East Africa moves to align AI policy as Kigali summit targets jobs, investment

4th Regional Science, Technology & innovation conference.
Regional ministers, researchers and investors will gather in Kigali as East Africa seeks to turn artificial intelligence into an economic strategy built on skills, policy coordination and commercial uptake.

East African governments will next week attempt to turn artificial intelligence from policy buzzword into an economic strategy, as ministers, researchers, investors and technology players meet in Kigali to push for coordinated regional action on the fast-rising technology.

The March 30 to April 1 summit, organized by the East African Science and Technology Commission (EASTECO) and the Inter-University Council for East Africa (IUCEA), comes as the region faces growing pressure to build the skills, infrastructure and regulation needed to compete in the global AI economy. Organizers say more than 680 delegates will attend the meeting, which is expected to end with the adoption of the Kigali Declaration on AI for East Africa.

The declaration is expected to focus on AI policy coordination and regional competitiveness, with discussions spanning agriculture, healthcare, education, climate resilience, public service and the digital economy.
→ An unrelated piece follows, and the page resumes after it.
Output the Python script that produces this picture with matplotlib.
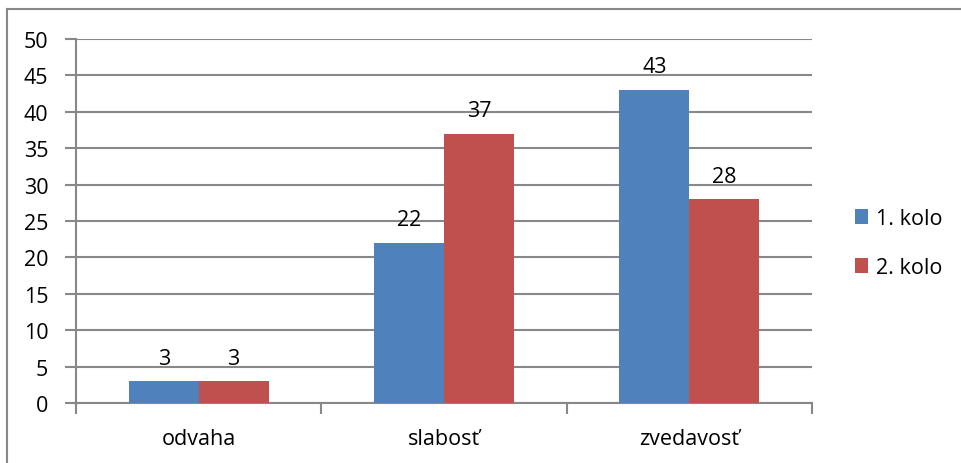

The conference will also examine investment, entrepreneurship, data and language technologies, ethics, and the development of an AI-ready workforce.

“This conference is not merely a gathering of experts — it is a call to collective action,” said EASTECO Executive Secretary Sylvance Okoth. “East Africa stands at a defining crossroads, and how we choose to harness Artificial Intelligence in the coming years will determine the prosperity and resilience of our region for generations to come.”

IUCEA Acting Executive Secretary Idris Rai said universities and researchers would be central to shaping “an AI-driven future that is equitable, evidence-based, and grounded in the realities of our region.”

Echoing the urgency displayed by other stakeholders for the event, he called on universities to lead the charge. “This conference marks an important step in strengthening the capacity of our institutions to drive this transformation and to position higher education as a catalyst for sustainable and inclusive growth.”

The conference is the first in the biennial series to place AI at its center — a deliberate signal of how seriously the region is taking the technology.

The program spans eleven plenary sessions, six thematic tracks covering agriculture, health, climate and digital economy, a youth and women’s innovation showcase; where 16 entrepreneurs from the EAC’s eight partner states will test investor appetite for commercially viable, locally built AI ventures and a ministerial dialogue on Day Three — culminating in the adoption of the Kigali Declaration on AI for East Africa.

Equity Group CEO Dr. James Mwangi is among the keynote speakers.